Brief -
Extract the lines that hold the string "this".

Supplied information -
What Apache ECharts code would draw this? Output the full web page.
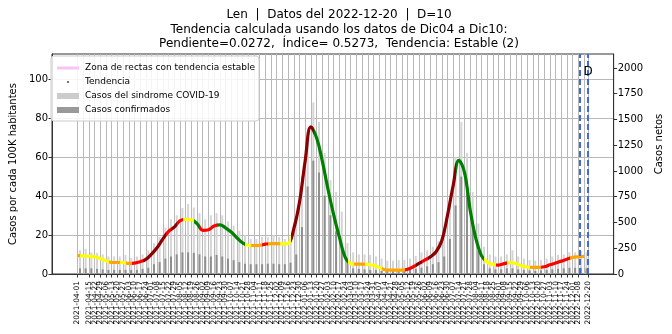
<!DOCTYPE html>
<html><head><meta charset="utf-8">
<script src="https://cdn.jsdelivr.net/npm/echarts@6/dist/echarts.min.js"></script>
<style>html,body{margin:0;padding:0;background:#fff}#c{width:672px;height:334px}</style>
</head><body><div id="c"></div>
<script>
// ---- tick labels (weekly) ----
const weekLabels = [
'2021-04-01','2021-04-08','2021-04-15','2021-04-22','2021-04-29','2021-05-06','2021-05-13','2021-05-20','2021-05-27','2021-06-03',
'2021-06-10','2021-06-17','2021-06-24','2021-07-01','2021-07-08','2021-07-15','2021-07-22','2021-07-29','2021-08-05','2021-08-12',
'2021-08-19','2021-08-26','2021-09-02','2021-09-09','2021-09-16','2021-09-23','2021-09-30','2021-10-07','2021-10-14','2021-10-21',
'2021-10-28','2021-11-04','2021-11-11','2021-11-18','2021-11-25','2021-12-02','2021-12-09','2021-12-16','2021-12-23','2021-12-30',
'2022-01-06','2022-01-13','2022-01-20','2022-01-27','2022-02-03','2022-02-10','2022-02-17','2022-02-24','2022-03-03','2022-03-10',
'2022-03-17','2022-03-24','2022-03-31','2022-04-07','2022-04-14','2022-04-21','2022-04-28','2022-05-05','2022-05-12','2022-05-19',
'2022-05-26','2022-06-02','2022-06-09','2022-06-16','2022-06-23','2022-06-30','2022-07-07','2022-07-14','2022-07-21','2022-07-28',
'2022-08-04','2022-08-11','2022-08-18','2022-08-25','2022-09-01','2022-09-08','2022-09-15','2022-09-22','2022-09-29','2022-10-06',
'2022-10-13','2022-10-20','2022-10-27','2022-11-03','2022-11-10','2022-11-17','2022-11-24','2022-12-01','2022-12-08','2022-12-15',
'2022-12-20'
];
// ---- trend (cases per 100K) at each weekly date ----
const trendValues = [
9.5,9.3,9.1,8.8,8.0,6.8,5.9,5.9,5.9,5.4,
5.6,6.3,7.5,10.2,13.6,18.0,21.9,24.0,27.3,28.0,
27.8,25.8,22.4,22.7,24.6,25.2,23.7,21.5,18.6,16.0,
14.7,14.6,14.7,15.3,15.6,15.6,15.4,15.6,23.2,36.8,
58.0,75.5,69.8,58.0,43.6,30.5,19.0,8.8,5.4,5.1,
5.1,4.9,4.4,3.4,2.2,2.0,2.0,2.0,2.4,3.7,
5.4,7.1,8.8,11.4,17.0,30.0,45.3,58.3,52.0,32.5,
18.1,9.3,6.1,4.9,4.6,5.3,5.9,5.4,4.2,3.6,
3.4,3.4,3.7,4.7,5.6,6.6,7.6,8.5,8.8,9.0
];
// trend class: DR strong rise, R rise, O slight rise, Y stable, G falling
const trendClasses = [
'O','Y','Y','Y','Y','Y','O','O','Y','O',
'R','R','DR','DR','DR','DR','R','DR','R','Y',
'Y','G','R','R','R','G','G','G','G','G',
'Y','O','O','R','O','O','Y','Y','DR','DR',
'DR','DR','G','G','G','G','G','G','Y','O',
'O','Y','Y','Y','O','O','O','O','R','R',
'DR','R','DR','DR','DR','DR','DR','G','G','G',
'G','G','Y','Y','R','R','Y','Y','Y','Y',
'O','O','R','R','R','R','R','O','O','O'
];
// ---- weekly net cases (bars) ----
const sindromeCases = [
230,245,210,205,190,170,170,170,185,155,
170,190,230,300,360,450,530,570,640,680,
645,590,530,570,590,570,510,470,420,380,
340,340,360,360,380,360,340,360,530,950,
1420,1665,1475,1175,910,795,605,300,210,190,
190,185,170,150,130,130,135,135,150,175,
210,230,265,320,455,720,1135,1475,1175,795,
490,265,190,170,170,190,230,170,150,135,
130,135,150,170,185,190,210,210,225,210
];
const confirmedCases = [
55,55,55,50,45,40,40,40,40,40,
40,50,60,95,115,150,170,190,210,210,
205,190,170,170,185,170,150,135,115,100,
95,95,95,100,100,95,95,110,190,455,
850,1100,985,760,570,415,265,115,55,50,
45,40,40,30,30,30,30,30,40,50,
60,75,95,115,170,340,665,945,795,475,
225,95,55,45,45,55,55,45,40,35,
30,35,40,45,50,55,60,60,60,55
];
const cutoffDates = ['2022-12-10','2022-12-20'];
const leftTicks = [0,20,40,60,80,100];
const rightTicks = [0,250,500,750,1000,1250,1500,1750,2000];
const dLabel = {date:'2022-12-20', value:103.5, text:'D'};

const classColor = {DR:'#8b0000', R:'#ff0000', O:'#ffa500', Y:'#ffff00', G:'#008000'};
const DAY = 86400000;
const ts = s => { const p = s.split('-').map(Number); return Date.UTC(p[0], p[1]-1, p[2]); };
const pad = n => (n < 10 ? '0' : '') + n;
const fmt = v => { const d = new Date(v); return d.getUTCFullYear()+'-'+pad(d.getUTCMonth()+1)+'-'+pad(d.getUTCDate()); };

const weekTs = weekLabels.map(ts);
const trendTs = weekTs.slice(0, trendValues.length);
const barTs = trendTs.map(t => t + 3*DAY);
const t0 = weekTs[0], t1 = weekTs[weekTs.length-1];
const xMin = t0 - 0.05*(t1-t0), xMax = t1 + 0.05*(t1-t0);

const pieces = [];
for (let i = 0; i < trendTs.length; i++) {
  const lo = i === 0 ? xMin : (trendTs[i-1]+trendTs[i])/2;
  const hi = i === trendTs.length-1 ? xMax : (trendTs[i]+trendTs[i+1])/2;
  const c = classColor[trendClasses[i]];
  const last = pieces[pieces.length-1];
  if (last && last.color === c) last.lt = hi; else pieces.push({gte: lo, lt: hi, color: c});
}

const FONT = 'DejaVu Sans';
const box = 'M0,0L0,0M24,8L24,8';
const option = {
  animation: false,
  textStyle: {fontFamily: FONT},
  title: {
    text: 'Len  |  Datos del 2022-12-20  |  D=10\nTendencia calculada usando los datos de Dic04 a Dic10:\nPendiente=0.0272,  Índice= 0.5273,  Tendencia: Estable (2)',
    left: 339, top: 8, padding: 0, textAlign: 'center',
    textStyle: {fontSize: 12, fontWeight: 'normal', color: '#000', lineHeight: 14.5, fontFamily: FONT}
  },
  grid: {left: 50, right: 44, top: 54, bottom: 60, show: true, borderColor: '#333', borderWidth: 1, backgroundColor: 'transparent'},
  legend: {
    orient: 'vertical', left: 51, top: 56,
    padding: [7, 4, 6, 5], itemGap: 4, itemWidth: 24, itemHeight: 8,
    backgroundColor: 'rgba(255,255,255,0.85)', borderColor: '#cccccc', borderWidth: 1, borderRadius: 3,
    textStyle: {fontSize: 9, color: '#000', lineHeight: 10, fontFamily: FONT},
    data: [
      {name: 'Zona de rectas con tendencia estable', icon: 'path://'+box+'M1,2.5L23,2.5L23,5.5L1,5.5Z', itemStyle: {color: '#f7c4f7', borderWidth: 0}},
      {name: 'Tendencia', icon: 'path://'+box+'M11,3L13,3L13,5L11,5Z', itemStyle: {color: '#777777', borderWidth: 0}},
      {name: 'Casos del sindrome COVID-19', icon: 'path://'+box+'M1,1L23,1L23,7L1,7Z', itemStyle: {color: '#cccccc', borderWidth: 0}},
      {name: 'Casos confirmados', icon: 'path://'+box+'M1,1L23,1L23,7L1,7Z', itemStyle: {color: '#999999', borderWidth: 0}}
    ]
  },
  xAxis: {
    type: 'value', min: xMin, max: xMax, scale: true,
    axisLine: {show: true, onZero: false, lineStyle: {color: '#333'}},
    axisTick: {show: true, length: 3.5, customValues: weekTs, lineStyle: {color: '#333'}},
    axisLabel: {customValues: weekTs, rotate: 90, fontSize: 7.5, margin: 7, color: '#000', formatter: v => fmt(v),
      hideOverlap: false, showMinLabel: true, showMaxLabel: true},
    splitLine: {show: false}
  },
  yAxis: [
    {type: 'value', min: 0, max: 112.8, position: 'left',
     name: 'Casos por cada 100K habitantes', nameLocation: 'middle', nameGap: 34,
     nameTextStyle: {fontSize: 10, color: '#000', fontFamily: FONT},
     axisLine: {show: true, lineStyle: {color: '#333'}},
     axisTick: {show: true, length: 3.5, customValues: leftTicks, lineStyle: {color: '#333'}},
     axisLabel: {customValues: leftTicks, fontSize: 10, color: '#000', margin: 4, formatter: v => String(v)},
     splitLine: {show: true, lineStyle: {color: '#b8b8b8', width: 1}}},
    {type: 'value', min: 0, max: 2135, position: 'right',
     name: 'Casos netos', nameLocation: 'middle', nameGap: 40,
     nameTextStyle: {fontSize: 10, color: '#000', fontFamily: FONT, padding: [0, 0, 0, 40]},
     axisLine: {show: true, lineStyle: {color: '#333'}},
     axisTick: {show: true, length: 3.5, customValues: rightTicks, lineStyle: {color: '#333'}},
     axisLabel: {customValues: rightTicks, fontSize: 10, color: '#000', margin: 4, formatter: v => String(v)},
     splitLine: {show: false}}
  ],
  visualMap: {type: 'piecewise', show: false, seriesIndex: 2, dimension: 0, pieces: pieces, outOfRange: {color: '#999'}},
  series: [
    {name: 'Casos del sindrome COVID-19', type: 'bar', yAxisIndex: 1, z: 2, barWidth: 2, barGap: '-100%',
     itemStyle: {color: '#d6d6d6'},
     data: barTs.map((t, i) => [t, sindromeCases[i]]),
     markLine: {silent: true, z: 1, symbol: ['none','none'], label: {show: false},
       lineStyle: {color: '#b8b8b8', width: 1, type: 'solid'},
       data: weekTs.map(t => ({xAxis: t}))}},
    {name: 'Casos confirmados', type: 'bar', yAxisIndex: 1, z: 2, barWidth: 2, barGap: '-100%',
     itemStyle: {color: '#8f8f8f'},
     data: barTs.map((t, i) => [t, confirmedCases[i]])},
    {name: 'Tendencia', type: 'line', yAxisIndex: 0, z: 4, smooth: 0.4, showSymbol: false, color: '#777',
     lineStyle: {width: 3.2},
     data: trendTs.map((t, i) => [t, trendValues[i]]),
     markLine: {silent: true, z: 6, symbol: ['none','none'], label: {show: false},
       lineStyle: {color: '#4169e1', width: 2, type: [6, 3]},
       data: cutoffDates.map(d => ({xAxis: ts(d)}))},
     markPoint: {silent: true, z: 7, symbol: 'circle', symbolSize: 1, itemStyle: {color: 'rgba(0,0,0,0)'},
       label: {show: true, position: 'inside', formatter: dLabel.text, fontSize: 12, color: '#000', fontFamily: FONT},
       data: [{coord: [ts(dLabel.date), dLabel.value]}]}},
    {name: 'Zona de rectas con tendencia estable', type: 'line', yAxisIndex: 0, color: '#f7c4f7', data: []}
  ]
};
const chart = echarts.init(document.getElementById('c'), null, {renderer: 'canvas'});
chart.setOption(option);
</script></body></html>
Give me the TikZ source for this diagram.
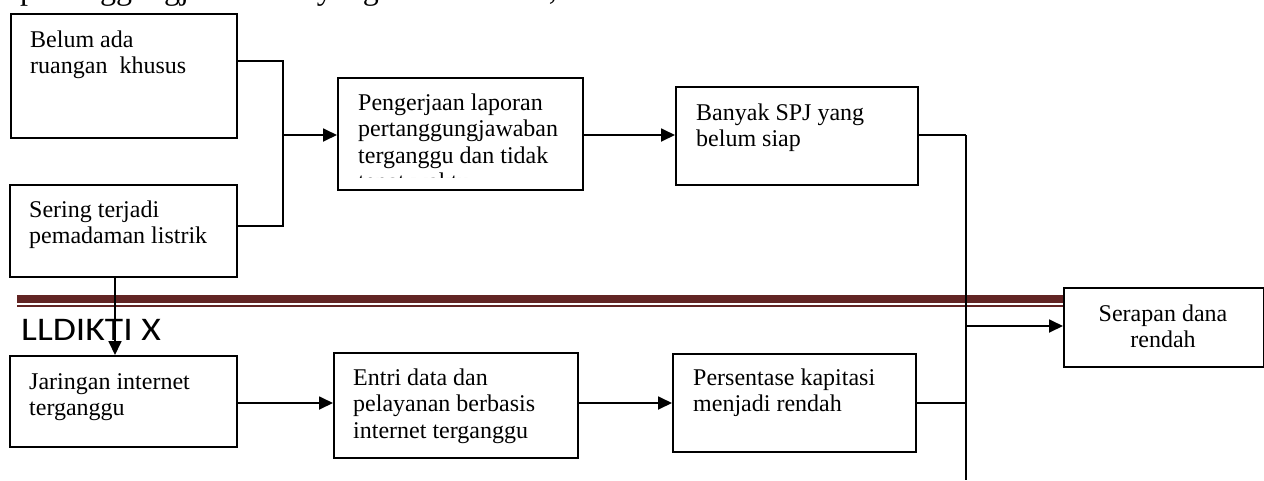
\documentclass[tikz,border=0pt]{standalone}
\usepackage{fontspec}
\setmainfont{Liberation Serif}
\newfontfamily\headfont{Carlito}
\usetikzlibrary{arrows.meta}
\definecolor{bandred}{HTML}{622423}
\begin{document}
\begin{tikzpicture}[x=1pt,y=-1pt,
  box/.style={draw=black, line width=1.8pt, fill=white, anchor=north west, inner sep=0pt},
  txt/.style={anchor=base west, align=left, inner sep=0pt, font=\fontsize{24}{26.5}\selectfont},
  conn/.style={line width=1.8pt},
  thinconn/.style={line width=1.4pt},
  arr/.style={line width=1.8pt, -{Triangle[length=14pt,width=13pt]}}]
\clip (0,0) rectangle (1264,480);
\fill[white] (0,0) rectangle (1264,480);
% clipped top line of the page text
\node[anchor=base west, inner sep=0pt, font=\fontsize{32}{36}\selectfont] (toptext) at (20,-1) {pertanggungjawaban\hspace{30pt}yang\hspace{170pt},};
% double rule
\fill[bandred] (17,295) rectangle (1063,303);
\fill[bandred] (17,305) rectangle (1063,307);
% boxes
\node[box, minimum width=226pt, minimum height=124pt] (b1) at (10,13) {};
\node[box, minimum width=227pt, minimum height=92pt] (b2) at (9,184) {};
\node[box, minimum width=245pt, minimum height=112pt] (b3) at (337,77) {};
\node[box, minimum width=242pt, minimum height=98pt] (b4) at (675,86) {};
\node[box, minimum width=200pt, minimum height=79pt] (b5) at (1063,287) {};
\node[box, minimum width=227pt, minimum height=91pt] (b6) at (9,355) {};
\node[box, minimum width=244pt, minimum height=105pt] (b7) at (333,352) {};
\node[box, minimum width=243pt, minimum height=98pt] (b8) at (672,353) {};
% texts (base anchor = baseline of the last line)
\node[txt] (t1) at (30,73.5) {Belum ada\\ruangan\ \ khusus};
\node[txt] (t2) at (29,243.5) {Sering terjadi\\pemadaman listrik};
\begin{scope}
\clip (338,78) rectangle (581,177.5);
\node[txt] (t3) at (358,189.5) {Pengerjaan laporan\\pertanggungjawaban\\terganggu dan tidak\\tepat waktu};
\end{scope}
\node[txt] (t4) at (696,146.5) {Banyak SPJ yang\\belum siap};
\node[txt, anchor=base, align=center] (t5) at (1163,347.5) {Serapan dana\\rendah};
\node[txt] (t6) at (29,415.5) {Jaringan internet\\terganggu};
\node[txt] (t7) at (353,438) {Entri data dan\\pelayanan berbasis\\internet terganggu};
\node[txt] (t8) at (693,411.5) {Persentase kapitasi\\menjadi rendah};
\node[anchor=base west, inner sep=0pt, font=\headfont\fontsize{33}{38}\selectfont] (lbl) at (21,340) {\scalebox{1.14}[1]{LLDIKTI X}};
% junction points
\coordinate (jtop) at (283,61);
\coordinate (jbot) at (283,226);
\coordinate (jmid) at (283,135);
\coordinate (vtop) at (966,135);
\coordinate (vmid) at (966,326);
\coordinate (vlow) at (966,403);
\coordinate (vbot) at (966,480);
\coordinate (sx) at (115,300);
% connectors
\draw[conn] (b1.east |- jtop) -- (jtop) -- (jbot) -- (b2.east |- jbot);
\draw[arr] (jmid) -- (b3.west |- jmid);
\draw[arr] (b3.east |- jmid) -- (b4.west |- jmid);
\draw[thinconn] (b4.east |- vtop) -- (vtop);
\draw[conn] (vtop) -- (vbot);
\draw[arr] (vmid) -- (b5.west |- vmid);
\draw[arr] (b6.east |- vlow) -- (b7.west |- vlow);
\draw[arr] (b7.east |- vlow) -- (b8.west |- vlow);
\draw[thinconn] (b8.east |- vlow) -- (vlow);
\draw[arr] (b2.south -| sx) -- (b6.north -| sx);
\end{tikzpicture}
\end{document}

Complete response -
What Apache ECharts code would draw this? Output the full web page.
Give me the TikZ source for this diagram.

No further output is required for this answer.